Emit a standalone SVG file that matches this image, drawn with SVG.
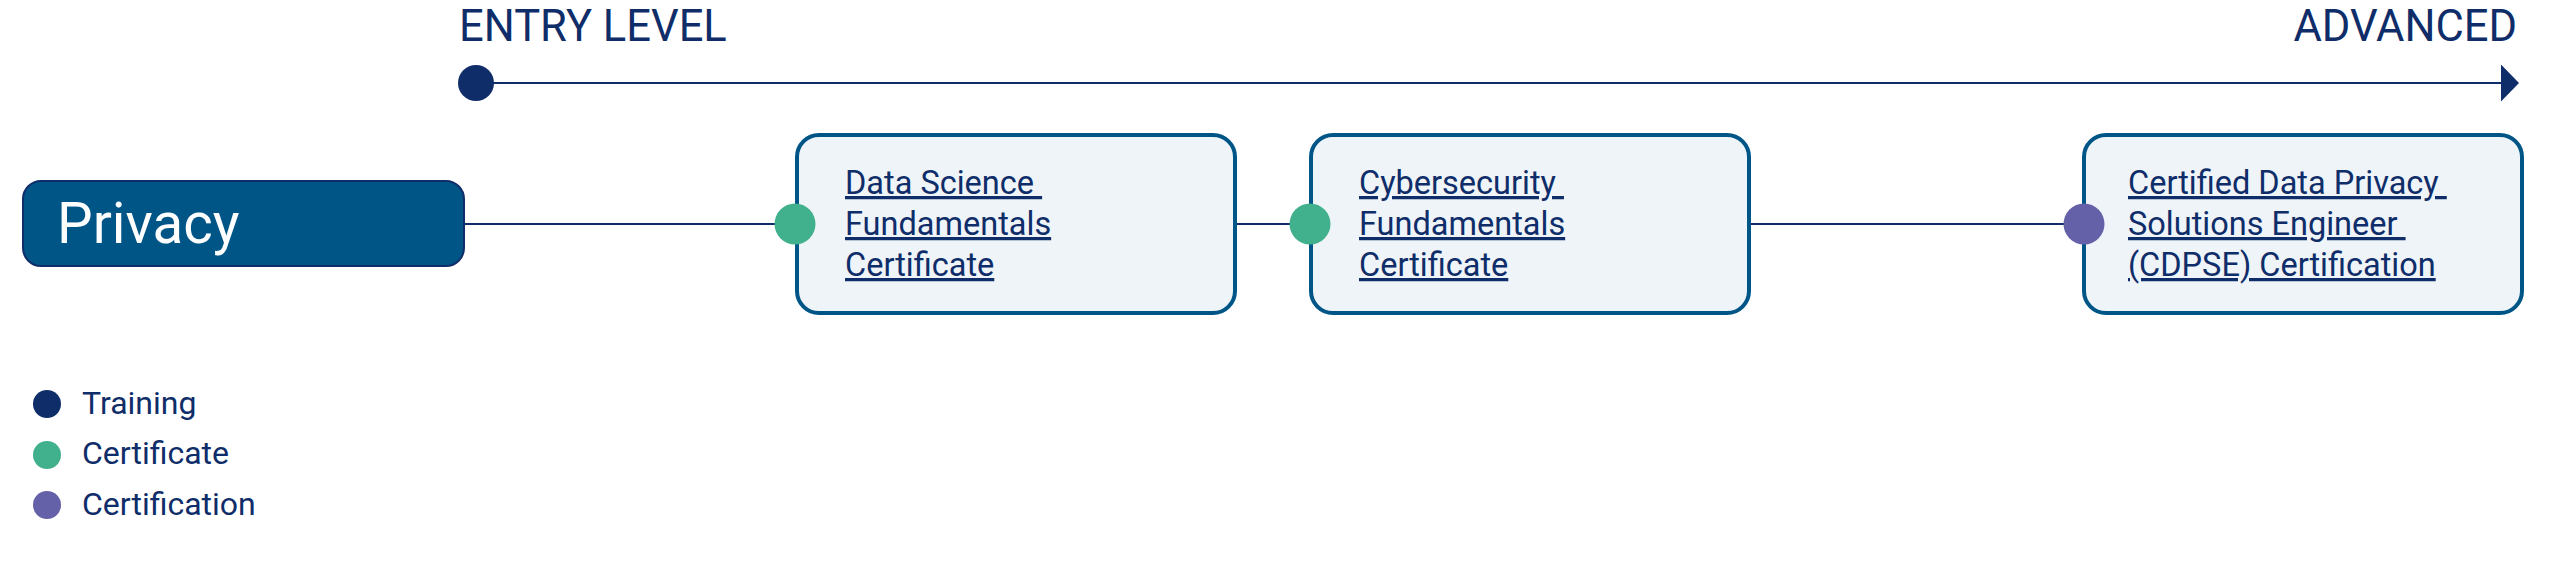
<svg xmlns="http://www.w3.org/2000/svg" width="2560" height="583" viewBox="0 0 2560 583">
  <style>
    .hdr { font-family: Roboto, "Liberation Sans", sans-serif; font-size: 43.5px; fill: #0f2d69; }
    .box { fill: #eef4f8; stroke: #005587; stroke-width: 4; }
    .lbl { font-family: Roboto, "Liberation Sans", sans-serif; font-size: 32.5px; fill: #0f2d69; text-decoration: underline; white-space: pre; }
    .leg { font-family: Roboto, "Liberation Sans", sans-serif; font-size: 32px; fill: #0f2d69; }
    .conn { stroke: #0f2d69; stroke-width: 2; fill: none; }
    .training { fill: #0f2d69; }
    .cert { fill: #41b08c; }
    .certn { fill: #6561a8; }
  </style>
  <defs>
    <marker id="arrow" markerWidth="18" markerHeight="37" refX="0" refY="18.5" orient="auto" markerUnits="userSpaceOnUse">
      <path d="M0,0 L18,18.5 L0,37 Z" fill="#0f2d69"/>
    </marker>
  </defs>
  <rect width="2560" height="583" fill="#ffffff"/>

  <g id="timeline">
    <text class="hdr" x="459" y="41">ENTRY LEVEL</text>
    <text class="hdr" x="2517" y="41" text-anchor="end">ADVANCED</text>
    <line class="conn" x1="476" y1="83" x2="2501" y2="83" marker-end="url(#arrow)"/>
    <circle class="training" cx="476" cy="83" r="18"/>
  </g>

  <g id="connectors">
    <line class="conn" x1="464" y1="224" x2="776" y2="224"/>
    <line class="conn" x1="1235" y1="224" x2="1291" y2="224"/>
    <line class="conn" x1="1749" y1="224" x2="2065" y2="224"/>
  </g>

  <g id="privacy">
    <rect x="23" y="181" width="441" height="85" rx="18" ry="18" fill="#005587" stroke="#0f2d69" stroke-width="2"/>
    <text x="57" y="243" font-family="Roboto, 'Liberation Sans', sans-serif" font-size="56.5" fill="#ffffff">Privacy</text>
  </g>

  <g id="data-science">
    <rect class="box" x="797" y="135" width="438" height="178" rx="22" ry="22"/>
    <circle class="cert" cx="795" cy="224" r="20.5"/>
    <text class="lbl" x="845" y="194" xml:space="preserve">Data Science </text>
    <text class="lbl" x="845" y="235">Fundamentals</text>
    <text class="lbl" x="845" y="276">Certificate</text>
  </g>

  <g id="cybersecurity">
    <rect class="box" x="1311" y="135" width="438" height="178" rx="22" ry="22"/>
    <circle class="cert" cx="1310" cy="224" r="20.5"/>
    <text class="lbl" x="1359" y="194" xml:space="preserve">Cybersecurity </text>
    <text class="lbl" x="1359" y="235">Fundamentals</text>
    <text class="lbl" x="1359" y="276">Certificate</text>
  </g>

  <g id="cdpse">
    <rect class="box" x="2084" y="135" width="438" height="178" rx="22" ry="22"/>
    <circle class="certn" cx="2084" cy="224" r="20.5"/>
    <text class="lbl" x="2128" y="194" xml:space="preserve">Certified Data Privacy </text>
    <text class="lbl" x="2128" y="235" xml:space="preserve">Solutions Engineer </text>
    <text class="lbl" x="2128" y="276">(CDPSE) Certification</text>
  </g>

  <g id="legend">
    <circle class="training" cx="47" cy="404" r="14"/>
    <text class="leg" x="82" y="414">Training</text>
    <circle class="cert" cx="47" cy="455" r="14"/>
    <text class="leg" x="82" y="464">Certificate</text>
    <circle class="certn" cx="47" cy="505" r="14"/>
    <text class="leg" x="82" y="515">Certification</text>
  </g>
</svg>
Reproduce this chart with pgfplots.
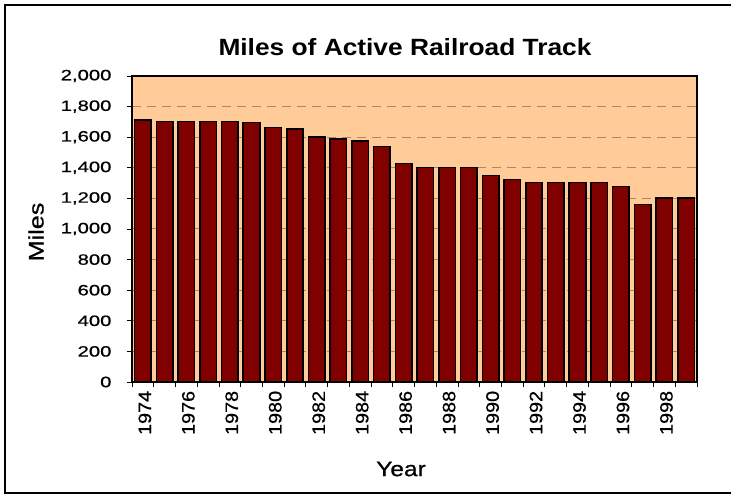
\documentclass[border=0pt]{standalone}
\usepackage{pgfplots}
\pgfplotsset{compat=1.18}
\usepackage{fontspec}
\setmainfont{Liberation Sans}
\newfontfamily\heavy{Liberation Sans}[FakeBold=0.6]

\definecolor{peach}{RGB}{255,204,153}
\definecolor{barred}{RGB}{128,0,0}
\definecolor{gridtan}{RGB}{175,135,95}

\begin{document}
\begin{tikzpicture}
\useasboundingbox (0pt,0pt) rectangle (731pt,496pt);
% outer chart frame (open on the right)
\draw[line width=2.5pt,line cap=rect] (740pt,491pt) -- (5pt,491pt) -- (5pt,3pt) -- (740pt,3pt);

\begin{axis}[
  at={(132pt,114pt)}, anchor=south west,
  scale only axis, width=565pt, height=306pt,
  xmin=-0.5, xmax=25.5, ymin=0, ymax=2000,
  axis background/.style={fill=peach},
  axis line style={line width=2.6pt,black},
  ybar, bar width=16.5pt,
  ytick={0,200,...,2000},
  yticklabels={0,200,400,600,800,{1,000},{1,200},{1,400},{1,600},{1,800},{2,000}},
  xtick={0,2,...,24},
  xticklabels={1974,1976,1978,1980,1982,1984,1986,1988,1990,1992,1994,1996,1998},
  minor xtick={-0.5,0.5,...,25.5},
  tick align=outside,
  major tick length=5pt, minor tick length=5pt,
  x tick style={draw=none},
  minor x tick style={draw=black,line width=0.8pt},
  y tick style={black,line width=0.8pt},
  xtick pos=bottom, ytick pos=left,
  ymajorgrids, grid style={gridtan,dash pattern=on 9pt off 6pt,line width=1pt},
  yticklabel style={font=\heavy\fontsize{15}{18}\selectfont,xscale=1.35,anchor=east,xshift=-8pt},
  xticklabel style={font=\heavy\fontsize{18}{20}\selectfont,rotate=90,xscale=1.1,anchor=east,yshift=-2pt},
  clip=false,
]
\addplot[fill=barred,draw=black,line width=1.6pt] table[x=i,y=miles] {
i  year miles
0  1974 1712
1  1975 1702
2  1976 1702
3  1977 1702
4  1978 1702
5  1979 1695
6  1980 1663
7  1981 1652
8  1982 1600
9  1983 1587
10 1984 1576
11 1985 1540
12 1986 1428
13 1987 1402
14 1988 1402
15 1989 1402
16 1990 1350
17 1991 1324
18 1992 1305
19 1993 1305
20 1994 1305
21 1995 1305
22 1996 1278
23 1997 1160
24 1998 1203
25 1999 1203
};
\end{axis}

\node[font=\fontsize{23.5}{26}\selectfont\bfseries,xscale=1.12] at (405pt,449pt) {Miles of Active Railroad Track};
\node[font=\heavy\fontsize{21}{24}\selectfont,xscale=1.17] at (401pt,27pt) {Year};
\node[font=\heavy\fontsize{21}{24}\selectfont,rotate=90,xscale=1.2] at (36pt,264pt) {Miles};
\end{tikzpicture}
\end{document}
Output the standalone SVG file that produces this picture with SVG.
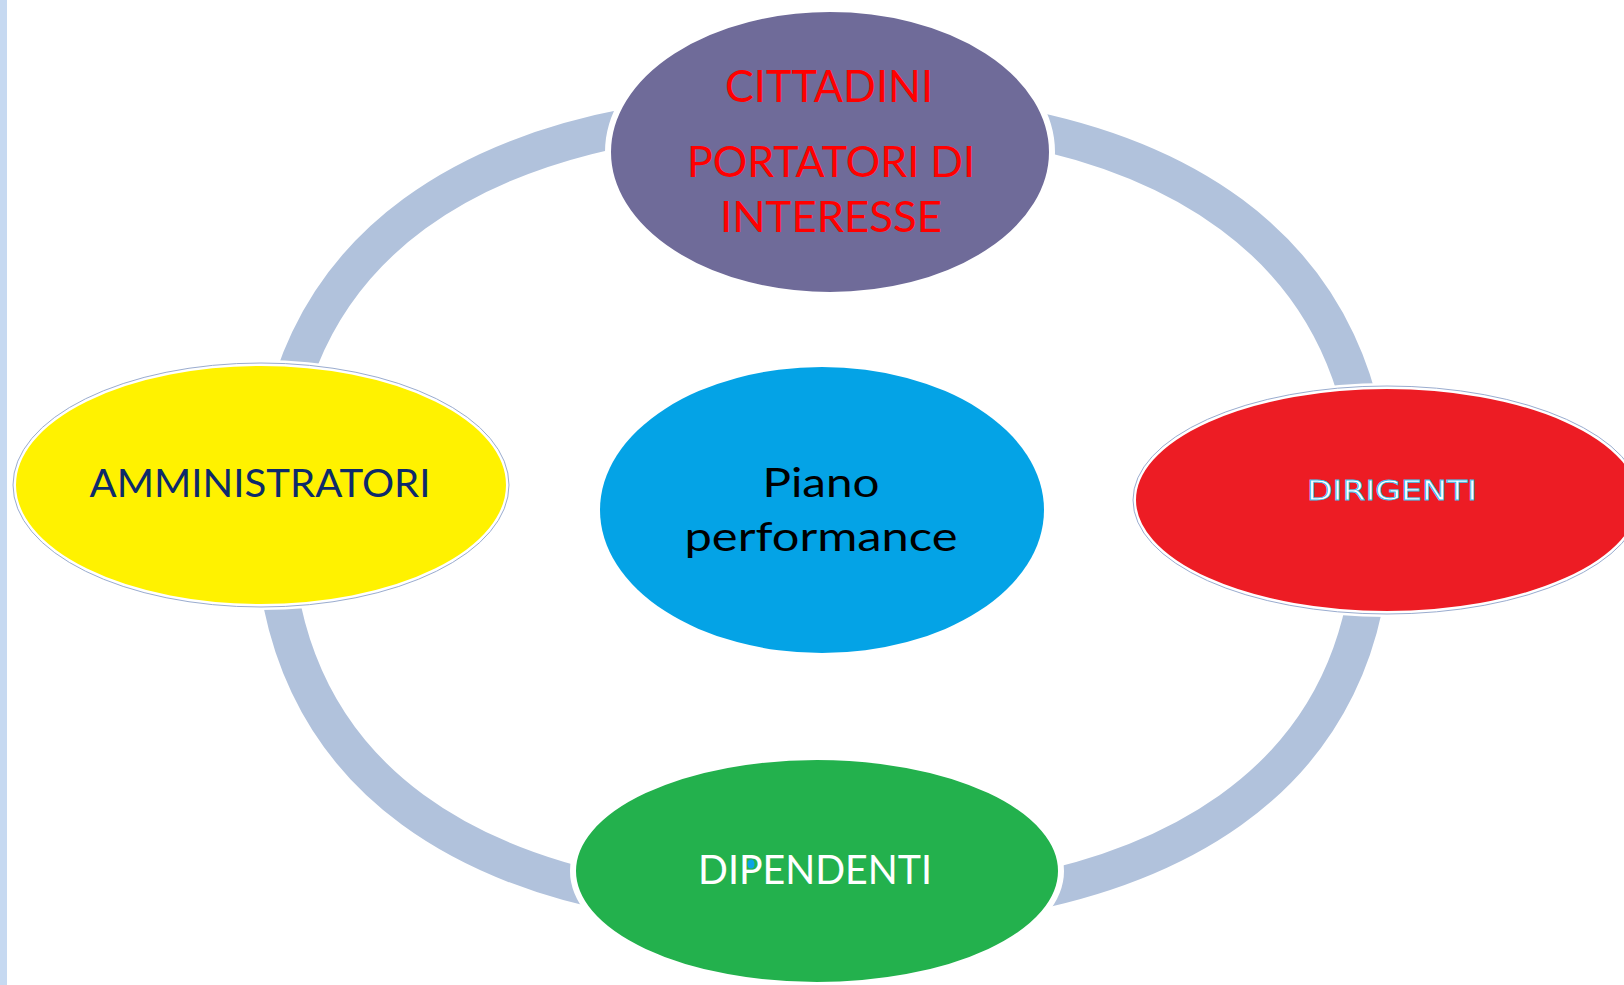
<svg xmlns="http://www.w3.org/2000/svg" width="1624" height="985" viewBox="0 0 1624 985">
<style>
.lbl{font-family:Lato,"Open Sans","Liberation Sans",sans-serif;text-anchor:middle}
.halo{stroke:#ffffff;stroke-width:6}
.thin{stroke:#9AACCF;stroke-width:1}
</style>
<rect x="0" y="0" width="1624" height="985" fill="#ffffff"/>
<rect x="0" y="0" width="7" height="985" fill="#C6D9F1"/>
<g id="connectors">
<path d="M823,110 C467,110 273,252 273,513 C273,772 464,912 817,912 C1177,912 1373,773 1373,517 C1373,253 1179,110 823,110 Z" fill="none" stroke="#B1C2DC" stroke-width="37"/>
</g>
<g id="node-cittadini">
<ellipse cx="830" cy="152" rx="222" ry="143" fill="#6F6B99" class="halo"/>
<text class="lbl" x="829" y="102" font-size="44" fill="#FF0000" textLength="208" lengthAdjust="spacingAndGlyphs">CITTADINI</text>
<text class="lbl" x="831" y="177" font-size="43" fill="#FF0000" textLength="288" lengthAdjust="spacingAndGlyphs">PORTATORI DI</text>
<text class="lbl" x="831" y="232" font-size="43" fill="#FF0000" textLength="222" lengthAdjust="spacingAndGlyphs">INTERESSE</text>
</g>
<g id="node-amministratori">
<ellipse cx="261" cy="485" rx="248" ry="122" fill="#FFF200" class="halo"/>
<ellipse cx="261" cy="485" rx="248" ry="122" fill="none" class="thin"/>
<text class="lbl" x="260" y="497" font-size="38" fill="#0D2A6B" textLength="341" lengthAdjust="spacingAndGlyphs">AMMINISTRATORI</text>
</g>
<g id="node-dirigenti">
<ellipse cx="1387" cy="500" rx="254" ry="114" fill="#ED1C24" class="halo"/>
<ellipse cx="1387" cy="500" rx="254" ry="114" fill="none" class="thin"/>
<text x="1392" y="500" font-family="'DejaVu Sans','Liberation Sans',sans-serif" text-anchor="middle" font-size="26" fill="#ffffff" stroke="#38C3F0" stroke-width="0.8" textLength="170" lengthAdjust="spacingAndGlyphs">DIRIGENTI</text>
</g>
<g id="node-dipendenti">
<ellipse cx="817" cy="871" rx="244" ry="114" fill="#23B14D" class="halo"/>
<text class="lbl" x="815" y="884" font-size="40" fill="#ffffff" textLength="234" lengthAdjust="spacingAndGlyphs">DIPENDENTI</text>
<ellipse cx="751" cy="864" rx="3.5" ry="4.5" fill="#0BA3E6"/>
</g>
<g id="node-piano">
<ellipse cx="822" cy="510" rx="222" ry="143" fill="#04A3E6"/>
<text class="lbl" x="821" y="497" font-size="40" fill="#000000" textLength="117" lengthAdjust="spacingAndGlyphs">Piano</text>
<text class="lbl" x="821" y="551" font-size="40" fill="#000000" textLength="273" lengthAdjust="spacingAndGlyphs">performance</text>
</g>
</svg>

──────

Objective: Gather all the lines that include the word "chart" and copy them out.

Task solution:
Reproduce this chart with pgfplots.
% outer chart frame (open on the right)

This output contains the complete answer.